Jelaslah bahwa lonjakan listrik menciptakan robekan melintasi ruang dan waktu. Melihat kembali dua film sebelumnya dalam seri Cloverfield, terdapat bukti halus tentang dampak akselerator partikel. Lonjakan tenaga listrik yang disebabkan oleh akselerator partikel berlangsung selama 18 menit di The Cloverfield Paradox. Sementara itu, di film pertamannya gempa bumi besar terjadi selama 18 menit, dan akhirnya monster raksasa muncul di permukaan.

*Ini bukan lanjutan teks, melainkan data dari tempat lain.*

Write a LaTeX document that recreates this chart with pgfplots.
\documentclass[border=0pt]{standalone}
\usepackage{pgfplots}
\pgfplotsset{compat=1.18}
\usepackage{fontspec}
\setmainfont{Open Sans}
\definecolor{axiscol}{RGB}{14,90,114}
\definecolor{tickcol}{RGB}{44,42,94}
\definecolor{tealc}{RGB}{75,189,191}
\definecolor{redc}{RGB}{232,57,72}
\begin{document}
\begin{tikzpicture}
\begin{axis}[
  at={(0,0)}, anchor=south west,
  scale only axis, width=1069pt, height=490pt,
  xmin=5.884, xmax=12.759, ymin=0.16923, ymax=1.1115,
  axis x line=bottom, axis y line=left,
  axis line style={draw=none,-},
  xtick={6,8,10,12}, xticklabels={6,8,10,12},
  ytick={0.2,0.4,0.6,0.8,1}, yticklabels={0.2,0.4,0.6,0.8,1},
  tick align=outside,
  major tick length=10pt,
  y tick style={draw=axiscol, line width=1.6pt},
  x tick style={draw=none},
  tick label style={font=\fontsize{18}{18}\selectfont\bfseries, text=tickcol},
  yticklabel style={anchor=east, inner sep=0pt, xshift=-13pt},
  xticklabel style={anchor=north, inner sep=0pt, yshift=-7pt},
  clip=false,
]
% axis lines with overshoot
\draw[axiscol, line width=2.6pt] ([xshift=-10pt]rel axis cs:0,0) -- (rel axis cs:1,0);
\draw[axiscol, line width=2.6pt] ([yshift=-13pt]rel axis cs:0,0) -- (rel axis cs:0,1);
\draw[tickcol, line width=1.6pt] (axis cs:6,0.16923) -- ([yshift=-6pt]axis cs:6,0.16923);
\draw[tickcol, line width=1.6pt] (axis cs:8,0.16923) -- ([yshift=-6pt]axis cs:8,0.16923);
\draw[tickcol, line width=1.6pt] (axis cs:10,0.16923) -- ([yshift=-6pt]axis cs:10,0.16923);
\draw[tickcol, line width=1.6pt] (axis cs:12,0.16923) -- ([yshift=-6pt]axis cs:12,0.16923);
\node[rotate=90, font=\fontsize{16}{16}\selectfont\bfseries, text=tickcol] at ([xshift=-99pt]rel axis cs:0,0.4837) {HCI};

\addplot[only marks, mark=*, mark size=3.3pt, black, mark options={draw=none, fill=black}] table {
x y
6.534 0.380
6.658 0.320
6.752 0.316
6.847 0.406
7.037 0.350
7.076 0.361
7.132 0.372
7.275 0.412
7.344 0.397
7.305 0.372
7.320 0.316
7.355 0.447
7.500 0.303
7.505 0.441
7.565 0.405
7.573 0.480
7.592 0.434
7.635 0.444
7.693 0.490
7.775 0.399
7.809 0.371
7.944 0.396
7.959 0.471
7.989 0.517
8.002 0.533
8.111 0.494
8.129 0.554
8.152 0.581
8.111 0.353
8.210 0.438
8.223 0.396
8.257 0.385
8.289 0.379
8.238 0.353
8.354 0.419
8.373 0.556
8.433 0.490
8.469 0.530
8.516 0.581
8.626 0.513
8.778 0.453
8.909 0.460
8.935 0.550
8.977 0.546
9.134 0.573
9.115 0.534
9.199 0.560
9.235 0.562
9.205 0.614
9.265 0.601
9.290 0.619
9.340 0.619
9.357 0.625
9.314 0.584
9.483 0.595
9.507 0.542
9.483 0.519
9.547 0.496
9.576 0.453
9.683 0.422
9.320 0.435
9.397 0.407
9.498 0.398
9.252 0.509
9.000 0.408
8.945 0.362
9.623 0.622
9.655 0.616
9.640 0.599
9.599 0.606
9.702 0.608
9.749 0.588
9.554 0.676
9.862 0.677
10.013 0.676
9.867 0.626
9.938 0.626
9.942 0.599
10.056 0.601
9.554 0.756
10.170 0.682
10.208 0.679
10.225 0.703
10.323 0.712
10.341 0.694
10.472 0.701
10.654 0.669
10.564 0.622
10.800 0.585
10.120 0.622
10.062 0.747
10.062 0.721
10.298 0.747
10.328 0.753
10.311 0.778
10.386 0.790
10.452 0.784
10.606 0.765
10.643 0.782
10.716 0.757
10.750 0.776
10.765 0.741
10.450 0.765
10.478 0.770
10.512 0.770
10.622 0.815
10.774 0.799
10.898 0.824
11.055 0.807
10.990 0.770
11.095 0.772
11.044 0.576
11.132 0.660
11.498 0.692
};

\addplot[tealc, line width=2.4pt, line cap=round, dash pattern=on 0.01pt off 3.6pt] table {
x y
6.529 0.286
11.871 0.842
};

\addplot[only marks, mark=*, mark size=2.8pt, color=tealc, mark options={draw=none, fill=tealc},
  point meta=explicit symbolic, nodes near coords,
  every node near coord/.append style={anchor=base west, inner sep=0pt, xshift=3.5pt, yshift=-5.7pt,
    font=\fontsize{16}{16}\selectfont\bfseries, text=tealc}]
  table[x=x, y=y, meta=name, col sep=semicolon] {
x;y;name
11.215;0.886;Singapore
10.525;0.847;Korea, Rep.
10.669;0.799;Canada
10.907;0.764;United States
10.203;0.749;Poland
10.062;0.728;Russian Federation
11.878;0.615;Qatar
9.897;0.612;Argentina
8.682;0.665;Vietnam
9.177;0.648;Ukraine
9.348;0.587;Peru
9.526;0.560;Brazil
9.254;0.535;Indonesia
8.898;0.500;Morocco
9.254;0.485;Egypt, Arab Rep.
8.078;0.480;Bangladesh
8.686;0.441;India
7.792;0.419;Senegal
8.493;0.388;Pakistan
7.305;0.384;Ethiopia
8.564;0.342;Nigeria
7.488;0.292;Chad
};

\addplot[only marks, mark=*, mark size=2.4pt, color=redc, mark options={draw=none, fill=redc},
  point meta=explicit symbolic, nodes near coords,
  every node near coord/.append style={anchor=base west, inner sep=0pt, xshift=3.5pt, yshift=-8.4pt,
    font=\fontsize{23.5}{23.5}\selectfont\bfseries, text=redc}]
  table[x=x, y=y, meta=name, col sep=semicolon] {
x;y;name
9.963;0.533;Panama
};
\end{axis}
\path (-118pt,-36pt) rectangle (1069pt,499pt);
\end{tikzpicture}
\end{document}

Di 10 Cloverfield Lane, karakter bernama Emmett mengatakan bahwa ia melihat kilatan cahaya merah di tengah kekacauan Bumi. Kejadian itu bukanlah kebetulan, dan peristiwa tersebut menjadi bukti bahwa suatu peristiwa yang terjadi di masa depan berdampak pada film-film sebelumnya. Ini hanya bisa terjadi melalui robekan dalam ruang dan waktu.

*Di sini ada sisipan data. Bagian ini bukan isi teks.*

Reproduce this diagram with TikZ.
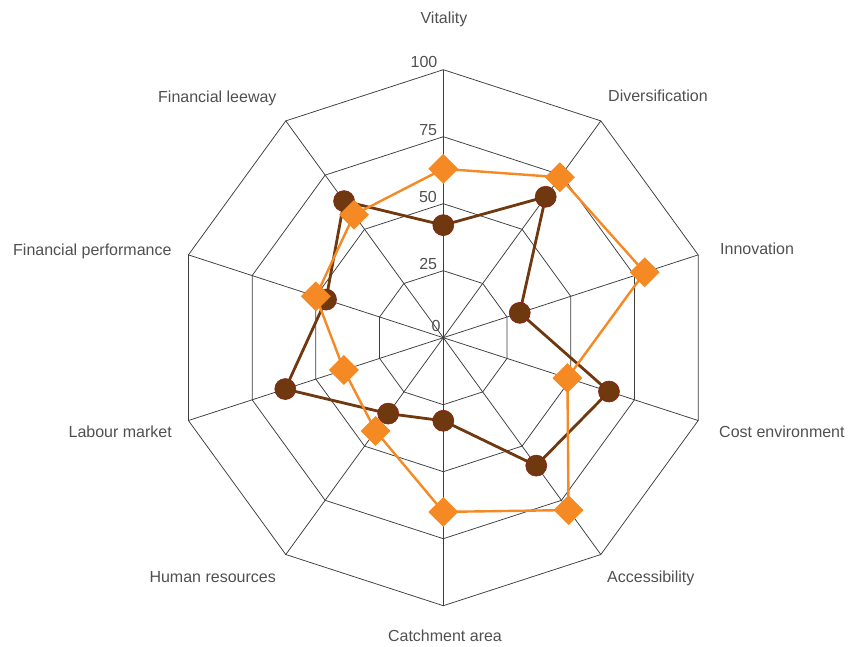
\documentclass[tikz,border=0pt]{standalone}
\usepackage{fontspec}
\setmainfont{Liberation Sans}
\usetikzlibrary{shapes.geometric}
\definecolor{gridc}{RGB}{60,60,60}
\definecolor{txtc}{RGB}{80,80,80}
\definecolor{brownc}{RGB}{112,56,14}
\definecolor{brownedge}{RGB}{140,30,25}
\definecolor{orangec}{RGB}{245,137,35}
\begin{document}
\begin{tikzpicture}[x=1pt,y=1pt,
  gridline/.style={draw=gridc,line width=0.75pt},
  lbl/.style={font=\fontsize{16}{18}\selectfont,text=txtc,inner sep=0pt},
  tick/.style={font=\fontsize{16}{18}\selectfont,text=txtc,inner sep=0pt,anchor=east},
  bline/.style={draw=brownc,line width=2.8pt,line join=round},
  oline/.style={draw=orangec,line width=2.4pt,line join=round},
  bmark/.style={circle,fill=brownc,draw=brownedge,line width=0.6pt,minimum size=21pt,inner sep=0pt},
  omark/.style={diamond,fill=orangec,minimum width=30pt,minimum height=30pt,inner sep=0pt,aspect=1}]
\useasboundingbox (0,0) rectangle (848,646);
\coordinate (C) at (443.3,308.3);
\begin{scope}[shift={(C)}]
  % rings
  \foreach \r in {67,134,201,268}{
    \draw[gridline] (90:\r) \foreach \i in {1,...,9}{ -- (90-36*\i:\r)} -- cycle;
  }
  % spokes
  \foreach \i in {0,...,9}{
    \coordinate (v\i) at (90-36*\i:268);
    \draw[gridline] (C) -- (v\i);
  }
  % data points
  \foreach \i/\v in {0/42,1/65,2/30,3/65,4/59,5/31,6/35,7/62,8/46,9/63}{
    \coordinate (b\i) at (90-36*\i:2.68*\v);
  }
  \foreach \i/\v in {0/63,1/74,2/79,3/48.7,4/79.5,5/65,6/43,7/39,8/50,9/56.7}{
    \coordinate (o\i) at (90-36*\i:2.68*\v);
  }
\end{scope}
% tick labels
\node[tick] (t100) at (437.5,584) {100};
\node[tick] (t75) at (437.3,516) {75};
\node[tick] (t50) at (437,449) {50};
\node[tick] (t25) at (437.3,382.5) {25};
\node[tick] (t0) at (440.7,320.5) {0};
% axis labels
\node[lbl,anchor=base] (l0) at (444,622.7) {Vitality};
\node[lbl,anchor=base west] (l1) at (608,544.3) {Diversification};
\node[lbl,anchor=base west] (l2) at (720,391) {Innovation};
\node[lbl,anchor=base west] (l3) at (719,209) {Cost environment};
\node[lbl,anchor=base west] (l4) at (607,64) {Accessibility};
\node[lbl,anchor=base] (l5) at (445,5) {Catchment area};
\node[lbl,anchor=base east] (l6) at (276,64) {Human resources};
\node[lbl,anchor=base east] (l7) at (172,209) {Labour market};
\node[lbl,anchor=base east] (l8) at (171.7,390) {Financial performance};
\node[lbl,anchor=base east] (l9) at (276.7,543) {Financial leeway};
% brown series
\draw[bline] (b0) -- (b1) -- (b2) -- (b3) -- (b4) -- (b5) -- (b6) -- (b7) -- (b8) -- (b9) -- cycle;
\foreach \i in {0,...,9}{ \node[bmark] (bm\i) at (b\i) {}; }
% orange series
\draw[oline] (o0) -- (o1) -- (o2) -- (o3) -- (o4) -- (o5) -- (o6) -- (o7) -- (o8) -- (o9) -- cycle;
\foreach \i in {0,...,9}{ \node[omark] (om\i) at (o\i) {}; }
\end{tikzpicture}
\end{document}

Mengapa Teori Cloverfield Berhasil

The Cloverfield Paradox memperkenalkan sifat rumit ruang dan waktu ke dalam semesta Cloverfield itu sendiri. Film tersebut dengan jelas menyatakan bahwa paradoks yang terjadi tidak sengaja melepaskan ancaman mengerikan di berbagai dimensi, baik ke masa lalu, maupun masa kini.

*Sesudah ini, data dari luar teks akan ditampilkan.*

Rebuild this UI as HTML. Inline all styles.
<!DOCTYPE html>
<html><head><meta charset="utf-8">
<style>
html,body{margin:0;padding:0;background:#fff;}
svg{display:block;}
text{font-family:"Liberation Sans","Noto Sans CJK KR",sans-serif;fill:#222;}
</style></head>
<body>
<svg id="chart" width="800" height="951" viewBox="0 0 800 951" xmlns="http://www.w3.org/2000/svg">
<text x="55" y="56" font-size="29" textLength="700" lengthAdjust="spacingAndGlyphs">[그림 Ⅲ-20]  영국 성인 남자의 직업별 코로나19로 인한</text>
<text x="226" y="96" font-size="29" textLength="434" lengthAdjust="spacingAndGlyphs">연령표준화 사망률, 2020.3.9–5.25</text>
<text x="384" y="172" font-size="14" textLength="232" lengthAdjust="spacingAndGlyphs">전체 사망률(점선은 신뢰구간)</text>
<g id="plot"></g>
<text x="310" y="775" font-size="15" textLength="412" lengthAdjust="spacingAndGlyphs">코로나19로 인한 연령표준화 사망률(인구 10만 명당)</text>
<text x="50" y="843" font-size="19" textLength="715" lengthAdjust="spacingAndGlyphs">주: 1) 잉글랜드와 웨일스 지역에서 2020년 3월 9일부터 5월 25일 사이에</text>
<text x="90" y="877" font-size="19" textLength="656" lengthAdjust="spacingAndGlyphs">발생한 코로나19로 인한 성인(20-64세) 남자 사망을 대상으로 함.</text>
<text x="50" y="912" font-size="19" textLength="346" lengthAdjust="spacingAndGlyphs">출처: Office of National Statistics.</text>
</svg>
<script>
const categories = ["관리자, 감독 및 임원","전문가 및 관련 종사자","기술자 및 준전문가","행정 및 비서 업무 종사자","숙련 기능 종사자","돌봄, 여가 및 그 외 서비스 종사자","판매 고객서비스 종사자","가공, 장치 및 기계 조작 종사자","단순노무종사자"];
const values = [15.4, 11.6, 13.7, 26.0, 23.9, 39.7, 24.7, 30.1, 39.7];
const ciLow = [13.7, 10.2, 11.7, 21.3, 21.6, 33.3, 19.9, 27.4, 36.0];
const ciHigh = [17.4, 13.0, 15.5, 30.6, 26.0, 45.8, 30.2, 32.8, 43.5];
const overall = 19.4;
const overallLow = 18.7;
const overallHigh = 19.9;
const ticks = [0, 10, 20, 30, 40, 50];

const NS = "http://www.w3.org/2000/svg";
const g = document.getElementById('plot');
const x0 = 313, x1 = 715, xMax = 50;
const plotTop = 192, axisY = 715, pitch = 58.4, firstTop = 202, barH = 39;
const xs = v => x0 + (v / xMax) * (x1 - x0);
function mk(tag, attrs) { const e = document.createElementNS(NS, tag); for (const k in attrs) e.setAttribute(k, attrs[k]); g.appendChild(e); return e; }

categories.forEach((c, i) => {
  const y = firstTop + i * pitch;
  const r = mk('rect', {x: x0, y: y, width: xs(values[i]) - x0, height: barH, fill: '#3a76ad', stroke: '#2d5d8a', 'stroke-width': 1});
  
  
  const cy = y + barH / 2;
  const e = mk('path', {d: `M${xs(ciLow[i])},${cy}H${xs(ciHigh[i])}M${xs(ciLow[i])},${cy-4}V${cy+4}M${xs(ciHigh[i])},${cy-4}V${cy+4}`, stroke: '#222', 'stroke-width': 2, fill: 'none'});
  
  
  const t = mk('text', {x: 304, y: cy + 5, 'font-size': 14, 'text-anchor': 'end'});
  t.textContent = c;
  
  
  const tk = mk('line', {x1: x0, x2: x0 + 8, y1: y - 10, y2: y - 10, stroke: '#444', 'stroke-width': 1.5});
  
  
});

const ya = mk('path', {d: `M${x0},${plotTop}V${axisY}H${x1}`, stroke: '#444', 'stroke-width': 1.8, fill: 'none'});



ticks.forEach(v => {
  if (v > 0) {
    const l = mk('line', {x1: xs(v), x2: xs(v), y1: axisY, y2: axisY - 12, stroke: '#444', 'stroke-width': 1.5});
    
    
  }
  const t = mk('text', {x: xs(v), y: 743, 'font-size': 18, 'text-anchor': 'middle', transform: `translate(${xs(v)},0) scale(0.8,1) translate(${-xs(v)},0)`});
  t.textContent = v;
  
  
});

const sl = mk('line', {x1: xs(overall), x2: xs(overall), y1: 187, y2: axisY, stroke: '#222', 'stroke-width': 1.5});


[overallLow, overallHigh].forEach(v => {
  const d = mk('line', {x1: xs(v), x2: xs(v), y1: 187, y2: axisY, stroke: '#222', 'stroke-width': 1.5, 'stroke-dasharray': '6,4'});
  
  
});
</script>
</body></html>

Waralaba ini secara retroaktif menggunakan gempa bumi di film pertama, dan flash merah di film kedua sebagai bukti bahwa paradoks itu terjadi. Dengan itu, teori penggemar yang mengatakan bahwa seri film Cloverfield menciptakan multiverse, dan berlangsung di alam semesta paralel nampaknya menjadi cerita yang resmi (kanon).

Meski, The Cloverfield Paradox menjadi film ketiga yang mendapatkan banyak kritikan negatif, namun film tersebut telah membuat Cloverfied sebagai waralaba film fiksi ilmiah yang populer. Sekarang, penggemar hanya dapat berharap bahwa Cloverfield 4 nantinya bisa menerapkan gagasan multiverse dengan cara yang lebih elegan, dan jelas, daripada film-film sebelumnya. Tapi, jika waralaba ini di masa depan gagal melakukan hal itu, maka seri Cloverfield selanjutnya akan gagal, dan kurang diminati.